Released this week, FINDS 2017 is a report on the status of 3,398 caregivers (majority are parents) who care for a family member with an intellectual or developmental disability. The Family and Individual Needs for Disability Supports Community Report is a collaborative effort between The Arc and the Institute for Community Integration at the University of Minnesota. Some key findings include:
- Families provide an average of 57.4 hours of care each week
- Addressing health is a challenge as a high percentage of caregivers reported extreme stress and a lack of attention to their own health needs
- Workforce participation is affected with most noting impact on hours (leaving early, arriving late) with 33% declining promotions
At the same time, both families and agencies struggle to find direct support staff (DSPs) who can assist. At a congressional hearing held this spring, witnesses testified that the number of DSPs is dropping in part because the “DSP wage scale is low, and career paths do not exist. The average wage [nationally] is $10.72 per hour.” The witnesses also noted that more than one-third of DSPs are uninsured and nearly one-quarter qualify for Medicaid. Massachusetts’ John Butterworth of Institute at Community Inclusion at UMASS Boston was one of those who testified along with other experts.
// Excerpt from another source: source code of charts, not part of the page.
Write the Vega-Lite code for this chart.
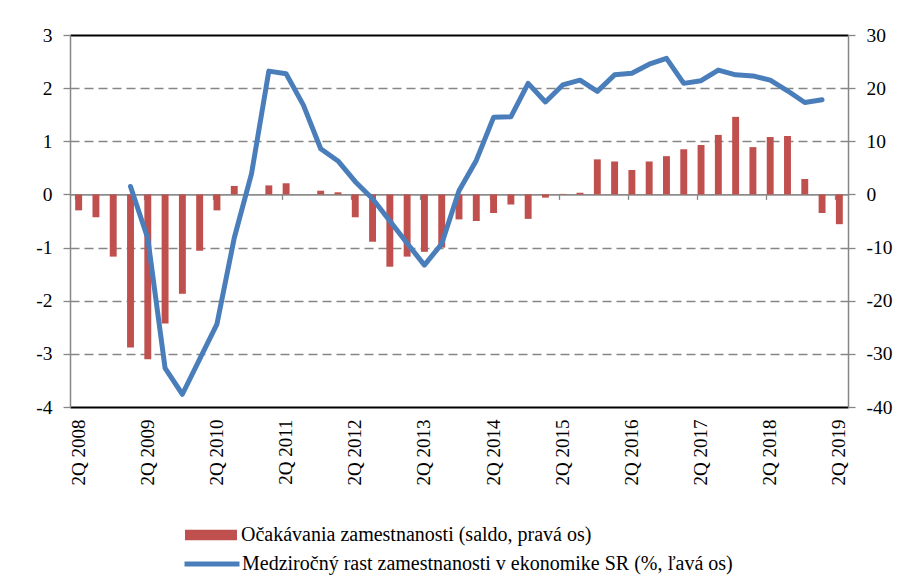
{
  "$schema": "https://vega.github.io/schema/vega-lite/v6.json",
  "width": 778,
  "height": 372,
  "autosize": {"type": "none"},
  "padding": {"left": 70, "top": 35, "right": 62, "bottom": 173},
  "background": "white",
  "config": {
    "view": {"stroke": null},
    "font": "Liberation Serif",
    "axis": {"labelFont": "Liberation Serif", "labelColor": "black"},
    "legend": {"labelFont": "Liberation Serif"}
  },
  "data": {
    "values": [
      {"q": "2Q 2008", "saldo": -3.0, "growth": null},
      {"q": "3Q 2008", "saldo": -4.3, "growth": null},
      {"q": "4Q 2008", "saldo": -11.7, "growth": null},
      {"q": "1Q 2009", "saldo": -28.8, "growth": 0.15},
      {"q": "2Q 2009", "saldo": -31.0, "growth": -0.83},
      {"q": "3Q 2009", "saldo": -24.3, "growth": -3.27},
      {"q": "4Q 2009", "saldo": -18.7, "growth": -3.76},
      {"q": "1Q 2010", "saldo": -10.6, "growth": -3.1},
      {"q": "2Q 2010", "saldo": -3.0, "growth": -2.44},
      {"q": "3Q 2010", "saldo": 1.6, "growth": -0.82},
      {"q": "4Q 2010", "saldo": 0.0, "growth": 0.39},
      {"q": "1Q 2011", "saldo": 1.7, "growth": 2.32},
      {"q": "2Q 2011", "saldo": 2.1, "growth": 2.27},
      {"q": "3Q 2011", "saldo": 0.0, "growth": 1.68},
      {"q": "4Q 2011", "saldo": 0.7, "growth": 0.86},
      {"q": "1Q 2012", "saldo": 0.4, "growth": 0.63},
      {"q": "2Q 2012", "saldo": -4.3, "growth": 0.24},
      {"q": "3Q 2012", "saldo": -8.9, "growth": -0.08},
      {"q": "4Q 2012", "saldo": -13.6, "growth": -0.5},
      {"q": "1Q 2013", "saldo": -11.7, "growth": -0.92},
      {"q": "2Q 2013", "saldo": -10.8, "growth": -1.33},
      {"q": "3Q 2013", "saldo": -10.0, "growth": -0.93},
      {"q": "4Q 2013", "saldo": -4.7, "growth": 0.07},
      {"q": "1Q 2014", "saldo": -5.0, "growth": 0.64},
      {"q": "2Q 2014", "saldo": -3.5, "growth": 1.45},
      {"q": "3Q 2014", "saldo": -1.9, "growth": 1.46},
      {"q": "4Q 2014", "saldo": -4.6, "growth": 2.09},
      {"q": "1Q 2015", "saldo": -0.6, "growth": 1.74},
      {"q": "2Q 2015", "saldo": 0.1, "growth": 2.06},
      {"q": "3Q 2015", "saldo": 0.3, "growth": 2.15},
      {"q": "4Q 2015", "saldo": 6.6, "growth": 1.94},
      {"q": "1Q 2016", "saldo": 6.2, "growth": 2.25},
      {"q": "2Q 2016", "saldo": 4.6, "growth": 2.28},
      {"q": "3Q 2016", "saldo": 6.2, "growth": 2.45},
      {"q": "4Q 2016", "saldo": 7.2, "growth": 2.56},
      {"q": "1Q 2017", "saldo": 8.5, "growth": 2.09},
      {"q": "2Q 2017", "saldo": 9.3, "growth": 2.14},
      {"q": "3Q 2017", "saldo": 11.2, "growth": 2.34},
      {"q": "4Q 2017", "saldo": 14.6, "growth": 2.25},
      {"q": "1Q 2018", "saldo": 8.9, "growth": 2.23},
      {"q": "2Q 2018", "saldo": 10.8, "growth": 2.15},
      {"q": "3Q 2018", "saldo": 11.0, "growth": 1.95},
      {"q": "4Q 2018", "saldo": 2.9, "growth": 1.73},
      {"q": "1Q 2019", "saldo": -3.5, "growth": 1.78},
      {"q": "2Q 2019", "saldo": -5.6, "growth": null}
    ]
  },
  "resolve": {
    "scale": {"y": "independent"},
    "axis": {"x": "independent", "y": "independent"}
  },
  "layer": [
    {
      "mark": {"type": "bar"},
      "encoding": {
        "x": {
          "field": "q", "type": "ordinal", "sort": null,
          "scale": {"paddingInner": 0.6, "paddingOuter": 0.3},
          "axis": {
            "orient": "bottom", "title": null, "grid": false, "ticks": false,
            "values": ["2Q 2008","2Q 2009","2Q 2010","2Q 2011","2Q 2012","2Q 2013","2Q 2014","2Q 2015","2Q 2016","2Q 2017","2Q 2018","2Q 2019"],
            "labelAngle": -90, "labelFontSize": 19, "labelPadding": 12,
            "domainColor": "black", "domainWidth": 2
          }
        },
        "y": {
          "field": "saldo", "type": "quantitative",
          "scale": {"domain": [-40, 30], "nice": false, "zero": false},
          "axis": {
            "orient": "right", "title": null, "grid": false,
            "values": [-40, -30, -20, -10, 0, 10, 20, 30],
            "labelExpr": "'' + datum.value",
            "labelFontSize": 19.5, "labelPadding": 11,
            "tickSize": 7, "tickColor": "#868686", "tickWidth": 1.3,
            "domainColor": "#868686", "domainWidth": 1.5
          }
        },
        "fill": {
          "datum": "Očakávania zamestnanosti (saldo, pravá os)",
          "scale": {"range": ["#C0504D"]},
          "legend": {
            "orient": "none", "legendX": 115, "legendY": 474, "title": null, "padding": 0,
            "symbolType": "M-1,-0.2H1V0.2H-1Z", "symbolSize": 2704, "symbolStrokeWidth": 0,
            "labelFontSize": 20, "labelColor": "black", "labelOffset": 4, "labelLimit": 800
          }
        }
      }
    },
    {
      "mark": {"type": "line", "strokeWidth": 5, "strokeJoin": "round", "strokeCap": "round"},
      "encoding": {
        "x": {
          "field": "q", "type": "ordinal", "sort": null,
          "scale": {"paddingInner": 0.6, "paddingOuter": 0.3},
          "axis": {
            "orient": "top", "title": null, "grid": false, "ticks": false, "labels": false,
            "domainColor": "black", "domainWidth": 2
          }
        },
        "y": {
          "field": "growth", "type": "quantitative",
          "scale": {"domain": [-4, 3], "nice": false, "zero": false},
          "axis": {
            "orient": "left", "title": null,
            "values": [-4, -3, -2, -1, 0, 1, 2, 3],
            "labelExpr": "'' + datum.value",
            "labelFontSize": 19.5, "labelPadding": 11,
            "tickSize": 7, "tickColor": "#868686", "tickWidth": 1.3,
            "domainColor": "#868686", "domainWidth": 1.5,
            "grid": true, "gridColor": "#868686", "gridWidth": 1.3, "gridDash": [9, 5],
            "gridOpacity": {"condition": {"test": "datum.value == 0 || datum.value == 3 || datum.value == -4", "value": 0}, "value": 1}
          }
        },
        "stroke": {
          "datum": "Medziročný rast zamestnanosti v ekonomike SR (%, ľavá os)",
          "scale": {"range": ["#4A7EBB"]},
          "legend": {
            "orient": "none", "legendX": 112, "legendY": 499, "title": null, "padding": 0,
            "symbolType": "stroke", "symbolSize": 3025, "symbolStrokeWidth": 5,
            "labelFontSize": 20, "labelColor": "black", "labelOffset": 0, "labelLimit": 800
          }
        }
      }
    },
    {
      "mark": {"type": "point", "opacity": 0},
      "encoding": {
        "x": {
          "field": "q", "type": "ordinal", "sort": null,
          "scale": {"paddingInner": 0.6, "paddingOuter": 0.3},
          "axis": {
            "orient": "bottom", "offset": -212.6, "title": null, "grid": false, "labels": false,
            "bandPosition": 0,
            "values": ["2Q 2008","2Q 2009","2Q 2010","2Q 2011","2Q 2012","2Q 2013","2Q 2014","2Q 2015","2Q 2016","2Q 2017","2Q 2018","2Q 2019"],
            "ticks": true, "tickSize": 5, "tickColor": "#868686", "tickWidth": 1.3,
            "domainColor": "#8C8C8C", "domainWidth": 1.6
          }
        },
        "y": {
          "field": "growth", "type": "quantitative",
          "scale": {"domain": [-4, 3], "nice": false, "zero": false},
          "axis": null
        }
      }
    }
  ]
}
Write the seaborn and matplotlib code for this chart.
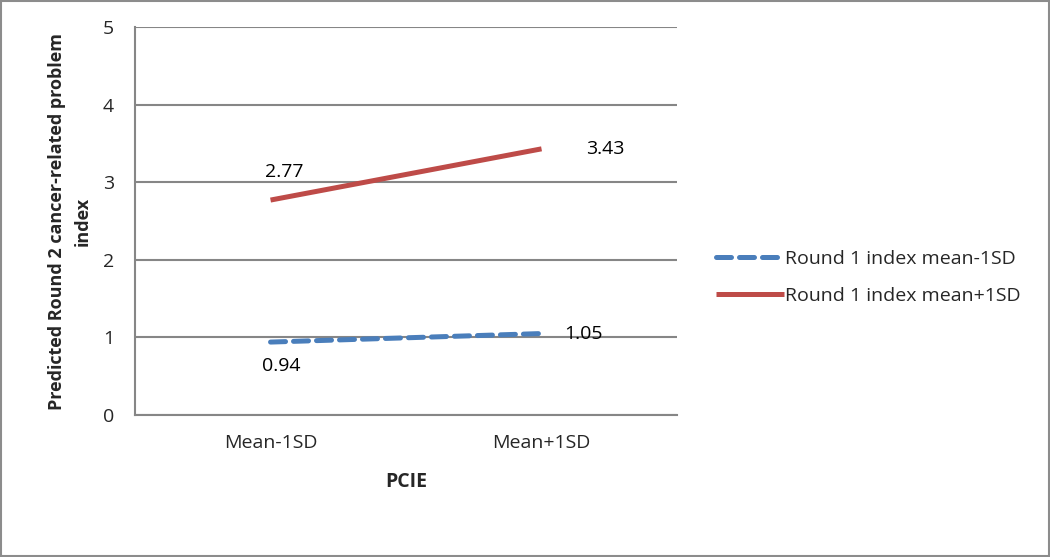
import pandas as pd
import matplotlib.pyplot as plt
import seaborn as sns
from matplotlib.patches import Rectangle

# data
pcie_levels = ["Mean-1SD", "Mean+1SD"]
series_names = ["Round 1 index mean-1SD", "Round 1 index mean+1SD"]
low_values = [0.94, 1.05]
high_values = [2.77, 3.43]

df = pd.DataFrame({
    "PCIE": pcie_levels * 2,
    "value": low_values + high_values,
    "series": [series_names[0]] * 2 + [series_names[1]] * 2,
})

sns.set_style("white")
plt.rcParams["font.family"] = ["Open Sans", "DejaVu Sans"]

grid_col = "#868686"
blue = "#4a7ebb"
red = "#be4b48"
fs = 14

fig = plt.figure(figsize=(10.5, 5.57), dpi=100)
ax = fig.add_axes([0.1286, 0.2549, 0.5162, 0.6966])

sns.lineplot(data=df, x="PCIE", y="value", hue="series", style="series",
             palette={series_names[0]: blue, series_names[1]: red},
             dashes={series_names[0]: (3.0, 1.6), series_names[1]: ""},
             linewidth=3.6, ax=ax, sort=False)
for line in ax.lines:
    line.set_dash_capstyle("round")
    line.set_solid_capstyle("butt")

ax.set_xlim(-0.5, 1.5)
ax.set_ylim(0, 5)
ax.set_yticks(range(6))
ax.set_xticks([0, 1])
ax.set_xticks([-0.5, 0.5, 1.5], minor=True)
ax.tick_params(axis="x", which="major", length=0, pad=14, labelsize=fs)
ax.tick_params(axis="x", which="minor", length=7, width=1.5, color=grid_col, direction="out")
ax.tick_params(axis="y", length=7, width=1.5, color=grid_col, direction="out", pad=8, labelsize=fs)
ax.yaxis.grid(True, color=grid_col, linewidth=1.5)
ax.set_axisbelow(True)
for side in ["top", "right"]:
    ax.spines[side].set_visible(False)
for side in ["left", "bottom"]:
    ax.spines[side].set_color(grid_col)
    ax.spines[side].set_linewidth(1.5)

ax.set_xlabel("PCIE", fontweight="bold", fontsize=fs, labelpad=14)
ax.set_ylabel("Predicted Round 2 cancer-related problem\nindex", fontweight="bold",
              fontsize=13, labelpad=8, linespacing=1.55)

# data labels
lab = dict(fontsize=fs, color="black")
ax.annotate(f"{high_values[0]:.2f}", (0, high_values[0]), xytext=(-4, 14),
            textcoords="offset points", va="bottom", ha="left", **lab)
ax.annotate(f"{high_values[1]:.2f}", (1, high_values[1]), xytext=(32, 0),
            textcoords="offset points", va="center", ha="left", **lab)
ax.annotate(f"{low_values[0]:.2f}", (0, low_values[0]), xytext=(-6, -11),
            textcoords="offset points", va="top", ha="left", **lab)
ax.annotate(f"{low_values[1]:.2f}", (1, low_values[1]), xytext=(16, 0),
            textcoords="offset points", va="center", ha="left", **lab)

leg = ax.legend(loc="center left", bbox_to_anchor=(1.04, 0.355), frameon=False,
                fontsize=fs, handlelength=3.5, handletextpad=0.05, labelspacing=1.0,
                title=None)

fig.patches.append(Rectangle((0.001, 0.002), 0.998, 0.996, transform=fig.transFigure,
                             fill=False, edgecolor="#8c8c8c", linewidth=1.5))

fig.savefig("out.png", dpi=100)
We find ourselves squeezed by the lack of access to services for some and an insufficient workforce for many. All this adds up to people with disabilities not receiving the assistance which they require while family members are stretched to the limit. There are two ways out of this squeeze: committing to a significant investment to develop an adequate workforce; and, transforming our system of support with a focus on self-direction, family support, employment services, transportation, and technology. If successful, the transformation will slow the rise of the costs of services which will help pay for the investment needed.
It will take all our will and planning to achieve this goal. And it’s time.